_WHAT YOU WILL DO_:
Repeat what the lines below say, word for word, and skip every image.

_DATA_:

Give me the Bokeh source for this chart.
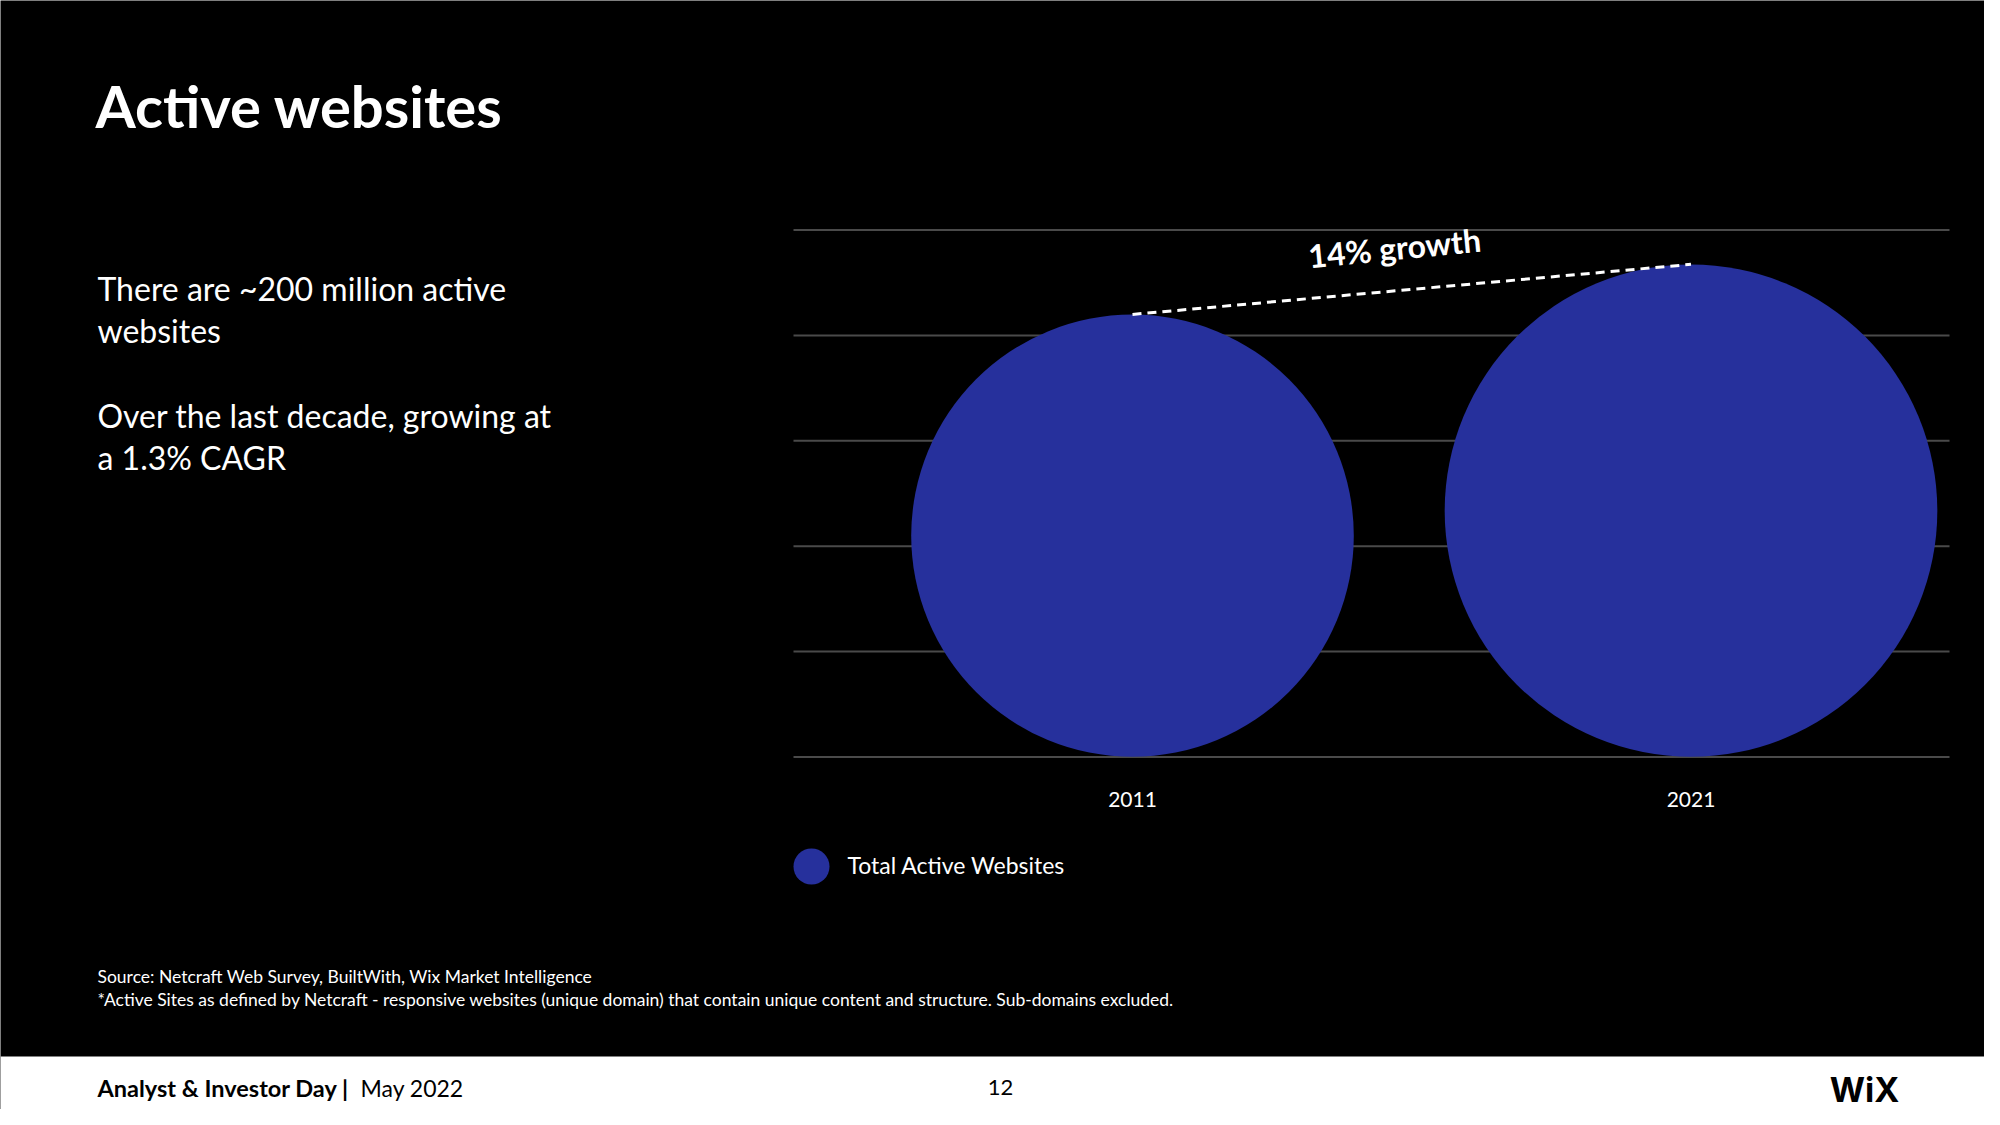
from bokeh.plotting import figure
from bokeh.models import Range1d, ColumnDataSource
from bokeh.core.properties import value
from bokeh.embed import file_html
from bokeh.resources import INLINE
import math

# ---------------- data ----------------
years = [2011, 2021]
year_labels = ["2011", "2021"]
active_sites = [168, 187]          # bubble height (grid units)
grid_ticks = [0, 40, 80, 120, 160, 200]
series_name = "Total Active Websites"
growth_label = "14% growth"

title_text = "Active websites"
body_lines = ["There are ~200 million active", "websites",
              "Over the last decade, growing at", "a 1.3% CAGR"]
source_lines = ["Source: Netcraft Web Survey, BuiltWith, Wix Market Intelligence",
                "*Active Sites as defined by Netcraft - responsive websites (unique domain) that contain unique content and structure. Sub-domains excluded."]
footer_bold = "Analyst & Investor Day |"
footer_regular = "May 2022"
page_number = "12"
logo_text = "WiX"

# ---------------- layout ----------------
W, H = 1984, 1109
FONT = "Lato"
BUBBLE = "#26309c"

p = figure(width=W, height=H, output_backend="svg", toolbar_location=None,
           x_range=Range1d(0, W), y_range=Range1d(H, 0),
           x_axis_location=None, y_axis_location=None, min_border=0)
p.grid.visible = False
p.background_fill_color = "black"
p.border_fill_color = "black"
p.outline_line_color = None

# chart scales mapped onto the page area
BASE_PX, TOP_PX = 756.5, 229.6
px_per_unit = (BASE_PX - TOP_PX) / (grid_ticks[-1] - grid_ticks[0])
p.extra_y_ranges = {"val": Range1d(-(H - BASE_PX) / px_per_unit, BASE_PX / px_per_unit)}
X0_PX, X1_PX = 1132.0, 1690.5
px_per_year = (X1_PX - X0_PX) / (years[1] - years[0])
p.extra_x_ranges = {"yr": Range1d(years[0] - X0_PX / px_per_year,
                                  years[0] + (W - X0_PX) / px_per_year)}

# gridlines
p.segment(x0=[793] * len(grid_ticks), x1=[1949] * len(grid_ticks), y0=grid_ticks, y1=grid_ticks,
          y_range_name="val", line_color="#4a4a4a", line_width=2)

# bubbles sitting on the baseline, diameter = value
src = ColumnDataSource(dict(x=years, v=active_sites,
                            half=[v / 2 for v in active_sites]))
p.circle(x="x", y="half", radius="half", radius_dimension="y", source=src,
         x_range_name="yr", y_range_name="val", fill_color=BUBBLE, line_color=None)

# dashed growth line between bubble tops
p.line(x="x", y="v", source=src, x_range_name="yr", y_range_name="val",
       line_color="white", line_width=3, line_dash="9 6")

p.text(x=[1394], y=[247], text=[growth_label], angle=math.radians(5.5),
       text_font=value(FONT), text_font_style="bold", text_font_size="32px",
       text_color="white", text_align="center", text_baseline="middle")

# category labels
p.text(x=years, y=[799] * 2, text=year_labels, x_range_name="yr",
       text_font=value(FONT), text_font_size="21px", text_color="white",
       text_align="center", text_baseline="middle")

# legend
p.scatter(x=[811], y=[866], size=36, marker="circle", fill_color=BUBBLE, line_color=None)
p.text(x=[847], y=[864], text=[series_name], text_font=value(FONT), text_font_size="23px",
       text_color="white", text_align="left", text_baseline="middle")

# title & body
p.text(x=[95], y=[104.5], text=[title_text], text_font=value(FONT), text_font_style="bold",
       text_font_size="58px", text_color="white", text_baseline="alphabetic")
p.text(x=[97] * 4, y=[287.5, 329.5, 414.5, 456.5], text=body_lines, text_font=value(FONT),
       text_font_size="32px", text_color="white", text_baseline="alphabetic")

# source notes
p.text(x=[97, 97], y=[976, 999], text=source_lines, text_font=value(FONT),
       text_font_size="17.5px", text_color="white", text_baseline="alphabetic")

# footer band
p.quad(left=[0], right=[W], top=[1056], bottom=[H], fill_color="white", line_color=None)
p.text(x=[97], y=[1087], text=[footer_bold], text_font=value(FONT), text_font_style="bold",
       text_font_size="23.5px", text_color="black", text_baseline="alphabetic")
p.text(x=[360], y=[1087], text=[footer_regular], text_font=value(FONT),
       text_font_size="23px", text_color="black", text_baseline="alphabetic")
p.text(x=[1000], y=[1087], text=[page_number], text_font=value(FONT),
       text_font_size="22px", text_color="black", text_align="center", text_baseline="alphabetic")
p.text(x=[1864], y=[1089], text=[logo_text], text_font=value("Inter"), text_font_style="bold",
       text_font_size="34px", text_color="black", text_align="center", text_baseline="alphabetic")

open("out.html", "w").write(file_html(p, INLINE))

_ANSWER TO THIS PROBLEM_:
Give me the Bokeh source for this chart.
from bokeh.plotting import figure
from bokeh.models import Range1d, ColumnDataSource
from bokeh.core.properties import value
from bokeh.embed import file_html
from bokeh.resources import INLINE
import math

# ---------------- data ----------------
years = [2011, 2021]
year_labels = ["2011", "2021"]
active_sites = [168, 187]          # bubble height (grid units)
grid_ticks = [0, 40, 80, 120, 160, 200]
series_name = "Total Active Websites"
growth_label = "14% growth"

title_text = "Active websites"
body_lines = ["There are ~200 million active", "websites",
              "Over the last decade, growing at", "a 1.3% CAGR"]
source_lines = ["Source: Netcraft Web Survey, BuiltWith, Wix Market Intelligence",
                "*Active Sites as defined by Netcraft - responsive websites (unique domain) that contain unique content and structure. Sub-domains excluded."]
footer_bold = "Analyst & Investor Day |"
footer_regular = "May 2022"
page_number = "12"
logo_text = "WiX"

# ---------------- layout ----------------
W, H = 1984, 1109
FONT = "Lato"
BUBBLE = "#26309c"

p = figure(width=W, height=H, output_backend="svg", toolbar_location=None,
           x_range=Range1d(0, W), y_range=Range1d(H, 0),
           x_axis_location=None, y_axis_location=None, min_border=0)
p.grid.visible = False
p.background_fill_color = "black"
p.border_fill_color = "black"
p.outline_line_color = None

# chart scales mapped onto the page area
BASE_PX, TOP_PX = 756.5, 229.6
px_per_unit = (BASE_PX - TOP_PX) / (grid_ticks[-1] - grid_ticks[0])
p.extra_y_ranges = {"val": Range1d(-(H - BASE_PX) / px_per_unit, BASE_PX / px_per_unit)}
X0_PX, X1_PX = 1132.0, 1690.5
px_per_year = (X1_PX - X0_PX) / (years[1] - years[0])
p.extra_x_ranges = {"yr": Range1d(years[0] - X0_PX / px_per_year,
                                  years[0] + (W - X0_PX) / px_per_year)}

# gridlines
p.segment(x0=[793] * len(grid_ticks), x1=[1949] * len(grid_ticks), y0=grid_ticks, y1=grid_ticks,
          y_range_name="val", line_color="#4a4a4a", line_width=2)

# bubbles sitting on the baseline, diameter = value
src = ColumnDataSource(dict(x=years, v=active_sites,
                            half=[v / 2 for v in active_sites]))
p.circle(x="x", y="half", radius="half", radius_dimension="y", source=src,
         x_range_name="yr", y_range_name="val", fill_color=BUBBLE, line_color=None)

# dashed growth line between bubble tops
p.line(x="x", y="v", source=src, x_range_name="yr", y_range_name="val",
       line_color="white", line_width=3, line_dash="9 6")

p.text(x=[1394], y=[247], text=[growth_label], angle=math.radians(5.5),
       text_font=value(FONT), text_font_style="bold", text_font_size="32px",
       text_color="white", text_align="center", text_baseline="middle")

# category labels
p.text(x=years, y=[799] * 2, text=year_labels, x_range_name="yr",
       text_font=value(FONT), text_font_size="21px", text_color="white",
       text_align="center", text_baseline="middle")

# legend
p.scatter(x=[811], y=[866], size=36, marker="circle", fill_color=BUBBLE, line_color=None)
p.text(x=[847], y=[864], text=[series_name], text_font=value(FONT), text_font_size="23px",
       text_color="white", text_align="left", text_baseline="middle")

# title & body
p.text(x=[95], y=[104.5], text=[title_text], text_font=value(FONT), text_font_style="bold",
       text_font_size="58px", text_color="white", text_baseline="alphabetic")
p.text(x=[97] * 4, y=[287.5, 329.5, 414.5, 456.5], text=body_lines, text_font=value(FONT),
       text_font_size="32px", text_color="white", text_baseline="alphabetic")

# source notes
p.text(x=[97, 97], y=[976, 999], text=source_lines, text_font=value(FONT),
       text_font_size="17.5px", text_color="white", text_baseline="alphabetic")

# footer band
p.quad(left=[0], right=[W], top=[1056], bottom=[H], fill_color="white", line_color=None)
p.text(x=[97], y=[1087], text=[footer_bold], text_font=value(FONT), text_font_style="bold",
       text_font_size="23.5px", text_color="black", text_baseline="alphabetic")
p.text(x=[360], y=[1087], text=[footer_regular], text_font=value(FONT),
       text_font_size="23px", text_color="black", text_baseline="alphabetic")
p.text(x=[1000], y=[1087], text=[page_number], text_font=value(FONT),
       text_font_size="22px", text_color="black", text_align="center", text_baseline="alphabetic")
p.text(x=[1864], y=[1089], text=[logo_text], text_font=value("Inter"), text_font_style="bold",
       text_font_size="34px", text_color="black", text_align="center", text_baseline="alphabetic")

open("out.html", "w").write(file_html(p, INLINE))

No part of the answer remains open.